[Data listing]
'''

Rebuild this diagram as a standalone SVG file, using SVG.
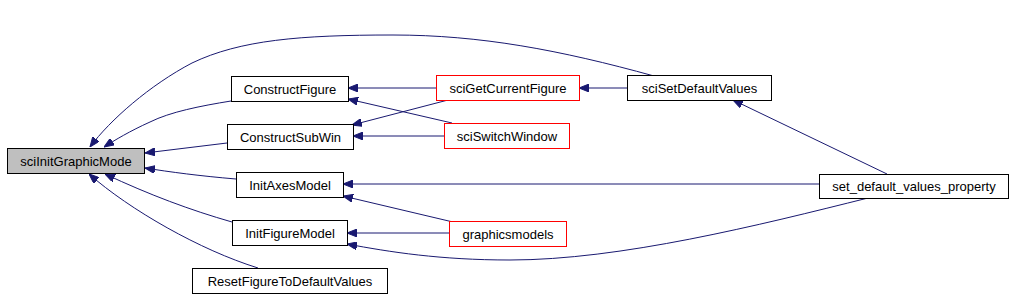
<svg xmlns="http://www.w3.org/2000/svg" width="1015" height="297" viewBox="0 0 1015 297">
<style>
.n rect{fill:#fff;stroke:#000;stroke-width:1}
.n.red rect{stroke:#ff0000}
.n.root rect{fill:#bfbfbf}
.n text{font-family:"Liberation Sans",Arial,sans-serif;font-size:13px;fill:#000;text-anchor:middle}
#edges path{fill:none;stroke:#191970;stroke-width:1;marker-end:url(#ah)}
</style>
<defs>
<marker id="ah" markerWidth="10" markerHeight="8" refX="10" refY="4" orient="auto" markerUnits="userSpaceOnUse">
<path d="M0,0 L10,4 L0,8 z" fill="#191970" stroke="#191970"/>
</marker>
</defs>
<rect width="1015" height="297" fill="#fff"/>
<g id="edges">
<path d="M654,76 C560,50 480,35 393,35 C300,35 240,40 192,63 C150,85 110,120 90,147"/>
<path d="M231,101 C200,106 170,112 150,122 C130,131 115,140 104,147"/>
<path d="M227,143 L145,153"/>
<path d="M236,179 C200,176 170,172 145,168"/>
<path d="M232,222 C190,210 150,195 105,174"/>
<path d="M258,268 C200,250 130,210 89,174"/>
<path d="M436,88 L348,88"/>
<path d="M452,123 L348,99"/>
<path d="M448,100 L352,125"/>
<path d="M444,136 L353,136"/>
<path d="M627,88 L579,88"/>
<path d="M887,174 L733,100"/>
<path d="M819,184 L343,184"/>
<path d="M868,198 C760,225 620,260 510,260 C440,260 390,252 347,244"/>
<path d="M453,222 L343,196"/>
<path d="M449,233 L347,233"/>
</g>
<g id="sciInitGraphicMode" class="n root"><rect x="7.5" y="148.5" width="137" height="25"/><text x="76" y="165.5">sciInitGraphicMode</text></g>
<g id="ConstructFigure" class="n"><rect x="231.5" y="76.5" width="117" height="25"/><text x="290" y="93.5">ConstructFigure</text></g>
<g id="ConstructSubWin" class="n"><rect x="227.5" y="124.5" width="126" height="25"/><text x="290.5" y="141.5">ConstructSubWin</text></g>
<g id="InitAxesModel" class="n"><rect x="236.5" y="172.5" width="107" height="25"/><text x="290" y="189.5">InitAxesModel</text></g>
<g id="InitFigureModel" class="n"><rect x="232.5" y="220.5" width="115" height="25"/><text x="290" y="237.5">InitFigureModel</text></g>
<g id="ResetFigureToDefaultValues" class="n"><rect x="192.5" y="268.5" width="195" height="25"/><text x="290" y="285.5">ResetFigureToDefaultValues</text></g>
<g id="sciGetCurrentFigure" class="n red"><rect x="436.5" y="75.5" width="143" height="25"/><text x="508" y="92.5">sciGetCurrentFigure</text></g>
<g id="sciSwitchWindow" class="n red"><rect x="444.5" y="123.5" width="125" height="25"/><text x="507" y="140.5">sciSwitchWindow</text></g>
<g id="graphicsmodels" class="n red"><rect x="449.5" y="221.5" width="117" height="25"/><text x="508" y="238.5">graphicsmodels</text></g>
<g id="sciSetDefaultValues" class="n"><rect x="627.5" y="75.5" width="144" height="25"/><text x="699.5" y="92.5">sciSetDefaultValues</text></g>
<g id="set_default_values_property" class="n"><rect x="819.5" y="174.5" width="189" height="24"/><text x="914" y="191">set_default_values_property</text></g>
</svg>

'''
'''

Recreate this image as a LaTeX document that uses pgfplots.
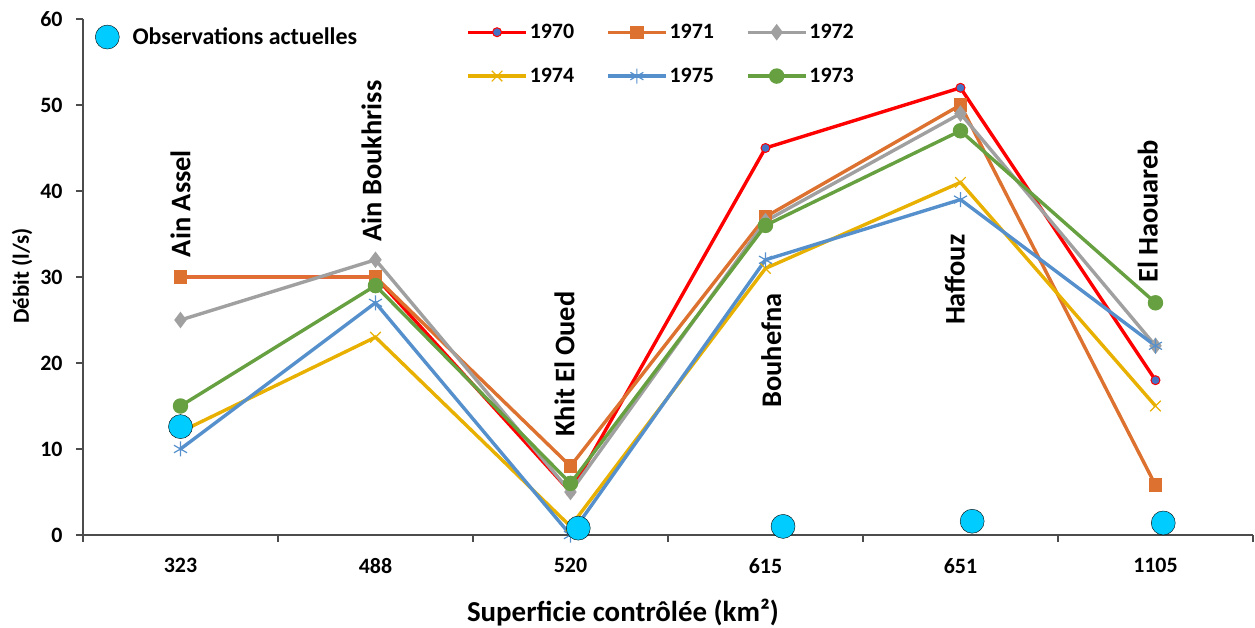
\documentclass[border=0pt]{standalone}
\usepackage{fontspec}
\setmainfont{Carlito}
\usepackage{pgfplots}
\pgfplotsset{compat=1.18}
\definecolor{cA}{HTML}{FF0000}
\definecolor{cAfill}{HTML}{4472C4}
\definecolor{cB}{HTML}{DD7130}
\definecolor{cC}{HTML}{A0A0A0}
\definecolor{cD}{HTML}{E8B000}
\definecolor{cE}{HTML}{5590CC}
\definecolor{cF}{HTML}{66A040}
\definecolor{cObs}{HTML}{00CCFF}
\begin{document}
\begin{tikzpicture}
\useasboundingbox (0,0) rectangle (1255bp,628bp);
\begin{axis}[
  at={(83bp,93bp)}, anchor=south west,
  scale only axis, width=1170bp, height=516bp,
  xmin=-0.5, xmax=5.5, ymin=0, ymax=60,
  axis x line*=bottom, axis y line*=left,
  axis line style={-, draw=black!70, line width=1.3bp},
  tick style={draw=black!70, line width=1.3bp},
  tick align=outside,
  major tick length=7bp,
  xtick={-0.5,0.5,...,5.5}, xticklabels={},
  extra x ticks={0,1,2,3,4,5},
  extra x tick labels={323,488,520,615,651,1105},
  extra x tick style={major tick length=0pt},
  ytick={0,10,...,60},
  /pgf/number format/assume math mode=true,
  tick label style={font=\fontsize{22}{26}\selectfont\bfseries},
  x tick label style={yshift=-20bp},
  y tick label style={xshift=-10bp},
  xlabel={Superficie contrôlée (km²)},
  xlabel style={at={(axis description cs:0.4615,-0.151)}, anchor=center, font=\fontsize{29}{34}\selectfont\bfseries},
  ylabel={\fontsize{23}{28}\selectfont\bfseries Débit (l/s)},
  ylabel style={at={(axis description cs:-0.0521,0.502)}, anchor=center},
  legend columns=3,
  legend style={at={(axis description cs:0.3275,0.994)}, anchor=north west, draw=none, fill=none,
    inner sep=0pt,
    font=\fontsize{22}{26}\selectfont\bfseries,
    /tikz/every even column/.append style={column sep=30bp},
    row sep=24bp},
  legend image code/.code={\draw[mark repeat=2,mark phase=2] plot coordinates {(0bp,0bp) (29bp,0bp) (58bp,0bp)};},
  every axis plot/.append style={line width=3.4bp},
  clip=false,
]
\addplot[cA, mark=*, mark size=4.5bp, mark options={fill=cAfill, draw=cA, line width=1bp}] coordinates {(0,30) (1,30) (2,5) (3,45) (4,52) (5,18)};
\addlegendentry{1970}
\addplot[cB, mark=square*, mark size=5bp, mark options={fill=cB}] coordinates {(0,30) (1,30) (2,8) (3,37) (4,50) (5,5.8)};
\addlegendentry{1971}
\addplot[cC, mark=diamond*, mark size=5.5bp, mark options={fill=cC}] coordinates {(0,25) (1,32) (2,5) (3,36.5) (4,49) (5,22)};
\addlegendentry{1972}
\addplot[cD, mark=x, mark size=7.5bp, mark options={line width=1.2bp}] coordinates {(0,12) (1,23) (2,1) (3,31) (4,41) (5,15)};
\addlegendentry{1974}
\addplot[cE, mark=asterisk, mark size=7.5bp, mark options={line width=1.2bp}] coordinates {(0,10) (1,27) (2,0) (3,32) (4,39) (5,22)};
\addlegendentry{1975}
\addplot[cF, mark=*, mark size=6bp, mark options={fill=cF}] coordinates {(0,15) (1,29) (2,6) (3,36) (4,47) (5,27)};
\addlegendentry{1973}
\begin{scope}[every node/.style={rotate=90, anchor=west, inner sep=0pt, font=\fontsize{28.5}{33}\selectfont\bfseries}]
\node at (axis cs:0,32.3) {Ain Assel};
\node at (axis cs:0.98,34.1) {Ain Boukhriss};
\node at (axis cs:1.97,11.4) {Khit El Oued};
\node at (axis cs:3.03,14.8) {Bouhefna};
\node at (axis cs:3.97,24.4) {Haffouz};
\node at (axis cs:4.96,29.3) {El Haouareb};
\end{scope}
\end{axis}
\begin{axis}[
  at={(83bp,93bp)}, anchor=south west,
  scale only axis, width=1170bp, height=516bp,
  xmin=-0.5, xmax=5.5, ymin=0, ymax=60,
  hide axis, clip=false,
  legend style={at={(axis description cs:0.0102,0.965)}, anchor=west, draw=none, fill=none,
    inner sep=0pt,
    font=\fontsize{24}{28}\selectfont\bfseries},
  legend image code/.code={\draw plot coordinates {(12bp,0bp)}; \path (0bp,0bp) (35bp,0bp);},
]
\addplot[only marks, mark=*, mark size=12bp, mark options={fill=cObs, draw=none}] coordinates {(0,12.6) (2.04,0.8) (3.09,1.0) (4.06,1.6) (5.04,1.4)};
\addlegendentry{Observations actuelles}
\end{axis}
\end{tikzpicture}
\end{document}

'''
'''

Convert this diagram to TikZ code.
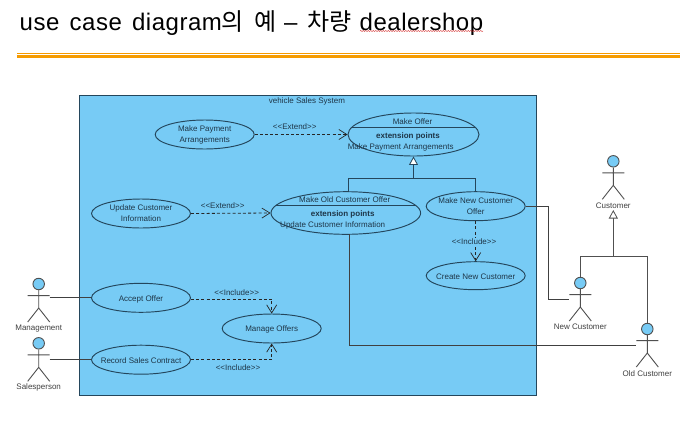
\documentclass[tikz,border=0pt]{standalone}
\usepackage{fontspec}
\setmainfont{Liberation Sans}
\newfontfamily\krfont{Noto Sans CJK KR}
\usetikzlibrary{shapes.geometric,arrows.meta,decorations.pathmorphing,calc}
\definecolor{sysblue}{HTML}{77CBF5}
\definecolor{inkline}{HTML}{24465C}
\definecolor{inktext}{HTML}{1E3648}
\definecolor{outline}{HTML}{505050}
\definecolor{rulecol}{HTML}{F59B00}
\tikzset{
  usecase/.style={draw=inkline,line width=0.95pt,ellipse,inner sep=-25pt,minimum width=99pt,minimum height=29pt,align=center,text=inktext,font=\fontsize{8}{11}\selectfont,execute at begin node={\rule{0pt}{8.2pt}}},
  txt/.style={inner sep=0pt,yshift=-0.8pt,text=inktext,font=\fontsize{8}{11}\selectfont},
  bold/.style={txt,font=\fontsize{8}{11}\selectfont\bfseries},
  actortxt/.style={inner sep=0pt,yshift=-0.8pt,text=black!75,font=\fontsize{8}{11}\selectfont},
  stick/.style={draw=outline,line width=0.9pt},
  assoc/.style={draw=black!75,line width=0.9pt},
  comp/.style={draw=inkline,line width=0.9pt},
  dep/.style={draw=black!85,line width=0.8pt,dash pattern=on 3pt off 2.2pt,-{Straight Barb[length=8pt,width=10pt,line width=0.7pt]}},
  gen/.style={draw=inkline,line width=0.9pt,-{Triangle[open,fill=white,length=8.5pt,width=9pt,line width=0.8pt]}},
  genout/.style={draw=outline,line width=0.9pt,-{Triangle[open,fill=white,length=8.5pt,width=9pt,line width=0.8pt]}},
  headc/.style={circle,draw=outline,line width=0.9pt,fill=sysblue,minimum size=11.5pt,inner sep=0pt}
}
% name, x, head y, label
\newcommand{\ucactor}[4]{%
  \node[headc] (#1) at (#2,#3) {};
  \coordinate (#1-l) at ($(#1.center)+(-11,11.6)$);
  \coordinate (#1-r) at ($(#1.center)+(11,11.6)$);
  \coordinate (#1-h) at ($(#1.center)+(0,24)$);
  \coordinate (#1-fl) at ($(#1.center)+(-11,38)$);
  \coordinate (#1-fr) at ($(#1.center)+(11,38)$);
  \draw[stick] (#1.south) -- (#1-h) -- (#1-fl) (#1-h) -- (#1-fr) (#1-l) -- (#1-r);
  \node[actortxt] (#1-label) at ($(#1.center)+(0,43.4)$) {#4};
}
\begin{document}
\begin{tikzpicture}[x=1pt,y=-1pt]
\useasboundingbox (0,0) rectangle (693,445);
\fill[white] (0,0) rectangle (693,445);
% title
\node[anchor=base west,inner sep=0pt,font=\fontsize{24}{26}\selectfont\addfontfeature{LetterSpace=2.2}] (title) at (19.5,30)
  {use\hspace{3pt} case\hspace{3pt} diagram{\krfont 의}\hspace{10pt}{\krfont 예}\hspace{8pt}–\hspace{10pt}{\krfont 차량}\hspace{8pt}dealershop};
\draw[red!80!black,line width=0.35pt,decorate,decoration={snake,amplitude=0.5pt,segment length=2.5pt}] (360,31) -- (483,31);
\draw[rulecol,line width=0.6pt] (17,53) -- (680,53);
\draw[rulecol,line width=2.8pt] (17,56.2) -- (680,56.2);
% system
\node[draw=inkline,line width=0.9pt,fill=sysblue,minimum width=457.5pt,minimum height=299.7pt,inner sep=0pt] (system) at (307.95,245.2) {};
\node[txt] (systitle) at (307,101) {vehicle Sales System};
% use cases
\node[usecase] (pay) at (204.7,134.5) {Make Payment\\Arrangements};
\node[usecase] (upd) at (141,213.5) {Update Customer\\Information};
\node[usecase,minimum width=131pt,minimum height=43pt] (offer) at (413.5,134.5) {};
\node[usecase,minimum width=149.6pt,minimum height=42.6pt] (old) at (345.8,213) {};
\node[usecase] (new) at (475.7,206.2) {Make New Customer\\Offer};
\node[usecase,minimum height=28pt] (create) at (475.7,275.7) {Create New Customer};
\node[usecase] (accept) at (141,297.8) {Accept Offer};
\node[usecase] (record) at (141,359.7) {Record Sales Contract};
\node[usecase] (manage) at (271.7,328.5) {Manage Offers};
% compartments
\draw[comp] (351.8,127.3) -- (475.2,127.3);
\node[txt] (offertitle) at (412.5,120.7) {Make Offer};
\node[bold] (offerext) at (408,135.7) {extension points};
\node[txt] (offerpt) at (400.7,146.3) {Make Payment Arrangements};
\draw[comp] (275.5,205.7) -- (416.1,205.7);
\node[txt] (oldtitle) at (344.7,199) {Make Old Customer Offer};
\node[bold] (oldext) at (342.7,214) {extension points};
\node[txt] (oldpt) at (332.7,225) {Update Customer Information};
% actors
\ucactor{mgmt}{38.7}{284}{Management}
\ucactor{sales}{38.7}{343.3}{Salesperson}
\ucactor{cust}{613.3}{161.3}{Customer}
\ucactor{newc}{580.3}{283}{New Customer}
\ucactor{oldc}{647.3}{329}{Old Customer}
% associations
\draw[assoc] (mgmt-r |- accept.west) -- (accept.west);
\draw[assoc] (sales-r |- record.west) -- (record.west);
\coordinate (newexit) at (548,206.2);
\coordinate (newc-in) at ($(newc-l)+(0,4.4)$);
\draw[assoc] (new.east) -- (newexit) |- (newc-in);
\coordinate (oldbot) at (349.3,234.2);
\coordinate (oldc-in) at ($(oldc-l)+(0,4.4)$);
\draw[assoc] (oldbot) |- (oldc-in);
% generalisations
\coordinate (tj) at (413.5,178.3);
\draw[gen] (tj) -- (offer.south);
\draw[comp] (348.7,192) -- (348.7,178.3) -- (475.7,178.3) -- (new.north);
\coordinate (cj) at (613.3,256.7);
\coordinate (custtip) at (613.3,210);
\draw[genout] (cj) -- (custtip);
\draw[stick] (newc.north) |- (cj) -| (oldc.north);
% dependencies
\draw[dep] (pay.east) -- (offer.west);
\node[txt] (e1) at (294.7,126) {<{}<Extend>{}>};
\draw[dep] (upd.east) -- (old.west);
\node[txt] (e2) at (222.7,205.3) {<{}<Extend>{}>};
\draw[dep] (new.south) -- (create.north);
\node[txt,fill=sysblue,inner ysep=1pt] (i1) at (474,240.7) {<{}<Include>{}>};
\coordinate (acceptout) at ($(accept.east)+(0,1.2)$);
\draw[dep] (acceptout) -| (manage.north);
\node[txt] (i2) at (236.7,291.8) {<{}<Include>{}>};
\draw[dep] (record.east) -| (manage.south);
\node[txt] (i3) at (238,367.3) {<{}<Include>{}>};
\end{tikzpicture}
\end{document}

'''

[GOAL] In the entries above, count each line that holds "this". Give the total and nothing else.

[SOLUTION] 3